Dans un tel contexte on voit mal Jésus, aussi libre soit-il, aller à contre-courant d’une coutume qui imprégnait tous les peuples du Bassin méditerranéen. Cela aurait créé beaucoup trop d’incompréhension. Mais on voit mal pourquoi aujourd’hui, alors que les
mentalités ont profondément évolué sur cette question, l’Église devrait rester fidèle à ce préjugé.
Qui peut en effet encore soutenir que la femme est inférieure à l’homme ou bien incapable
d’enseigner et de gouverner ? Nous avons connu au cours des dernières décennies une véritable révolution culturelle qui a permis à de nombreuses femmes d’accéder avec bonheur aux plus hautes responsabilités : que l’on songe seulement à Indira Gandhi en Inde, Margaret Thatcher en Grande-Bretagne ou Benazir Bhuto au Pakistan.
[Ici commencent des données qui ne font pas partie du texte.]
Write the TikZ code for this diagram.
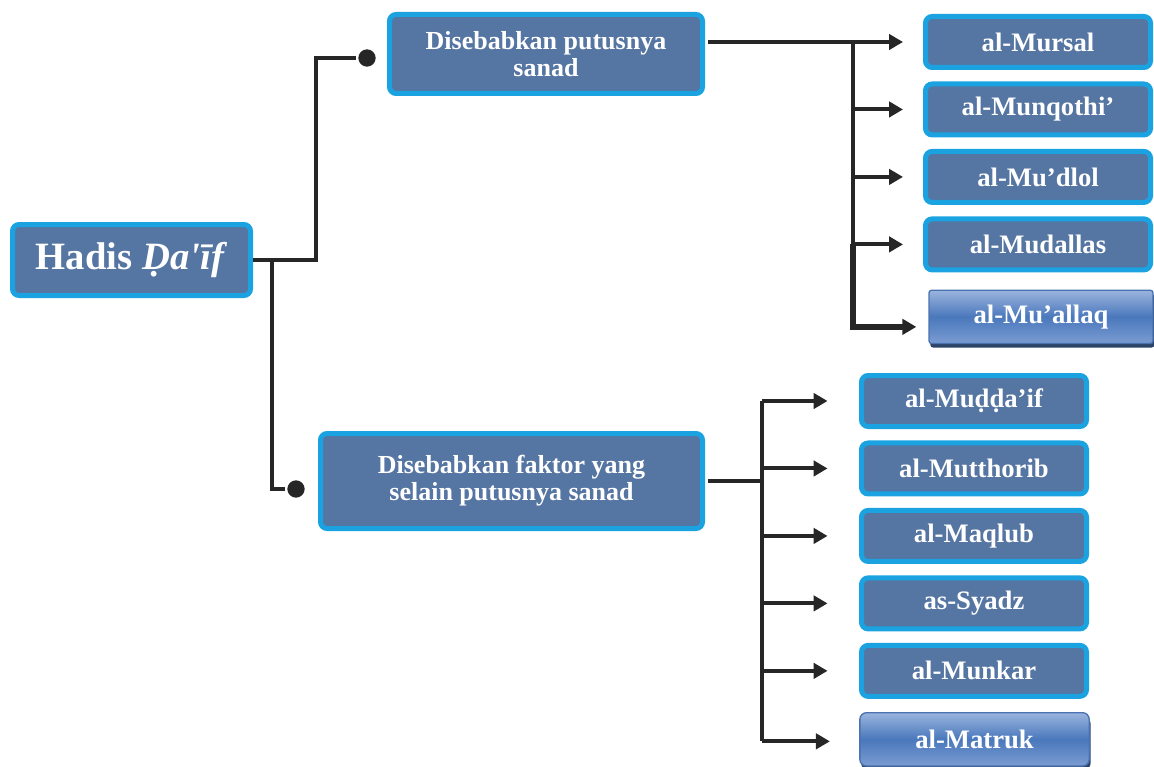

Quant à l’enseignement théologique, les facultés protestantes ont montré depuis longtemps qu’elles possédaient d’excellentes théologiennes laïques ou membres de la hiérarchie.
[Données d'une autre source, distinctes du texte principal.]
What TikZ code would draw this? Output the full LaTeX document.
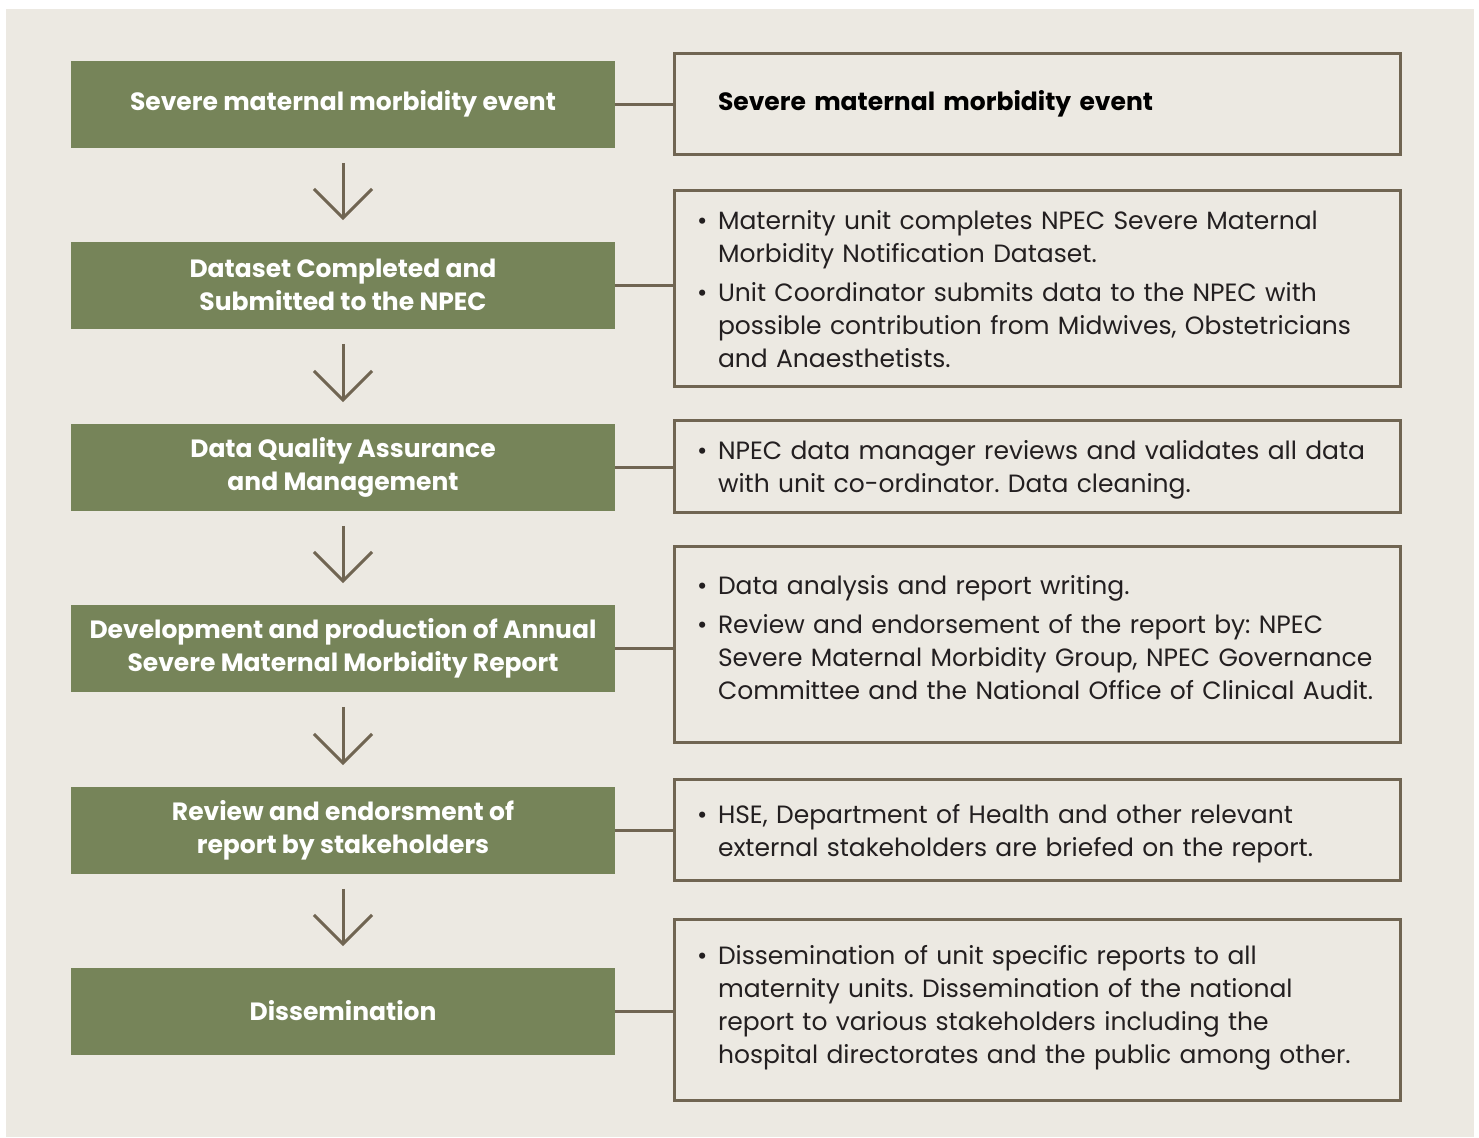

En disant cela, je ne nie nullement qu’il puisse exister des différences ontologiques entre l’homme et la femme. Je crois en effet que la femme est généralement plus portée à la compassion, plus intuitive, plus affective, et l’homme davantage logique, organisateur.
Mais cela n’est pas systématique, et, de même qu’il existe des hommes très intuitifs et compassionnels, il existe des femmes très rationnelles et qui ont de remarquables capacités d’organisation. On voit mal pourquoi refuser à ces femmes qui s’en sentent la vocation et les capacités l’accès aux ministères ordonnés.
Reste un ultime argument pour les défenseurs du sacerdoce uniquement masculin: Jésus était un homme, et puisque le prêtre agit in persona christi, il ne peut qu’être du même sexe que le Christ. Cet argument me semble du même ordre que le précédent. Le Christ, en tant que seconde personne de La Trinité, n’a ni sexe masculin ni sexe féminin. Jésus, en tant qu’incarnation de cette personne divine, ne pouvait avoir qu’un seul sexe. Compte tenu, encore une fois, des mentalités de l’époque, on voit mal comment une femme aurait pu être crédible et susciter l’adhésion d’une foule de disciples (y compris des femmes) imprégnés de préjugés antiféminins. Il m’apparaît donc évident que le choix du sexe de
Jésus est contingent et ne ressort d’aucune nécessité théologique.

La croisade de Bush

Je viens de relire une encyclopédie sur vingt siècles de christianisme, et j’ai été frappé de découvrir ce qu’ont vraiment été les croisades. Derrière le prétexte de vouloir libérer les Lieux saints et de permettre aux pèlerins de s’y rendre en sécurité s’est mise en place une gigantesque entreprise de domination, de pillages, de massacres atroces.
Cela a atteint non seulement les populations arabo-musulmanes, mais aussi les Grecs orthodoxes avec le sac épouvantable de Byzance. Il reste de cette période, qui s’est
étendue sur environ deux siècles, des traces très profondes chez les musulmans et aussi chez les orthodoxes.
L’idée même de croisade, c’est-à- dire de verser du sang pour être propriétaire des lieux de la vie de Jésus, est déjà tout à fait révoltante. Mais utiliser ce prétexte pour tuer
des populations civiles et dans le véritable but de dominer et de s’enrichir l’est encore plus.
C’est pourquoi je m’interroge sur la « croisade », ce sont ses propres mots, que George Bush est en train de mener au Moyen-Orient. Il y a eu tellement de mensonges derrière ses
beaux discours sur la volonté d’apporter la liberté et la démocratie, tellement de sang versé chez les civils innocents, tellement de bas calculs politiques et économiques, qu’on
ne peut s’empêcher de se dire que l’histoire, hélas, se répète.
Fallait-il répondre à la terrible provocation des terroristes d’al-Qaïda par une nouvelle croisade ? Guérit-on le mal par le mal ? Je crains que tout cela n’entraîne le monde dans une nouvelle guerre entre la civilisation chrétienne et la civilisation musulmane ce que souhaitait Ben Laden , conflit que l’on aurait parfaitement pu éviter avec plus de sagesse et de retenue.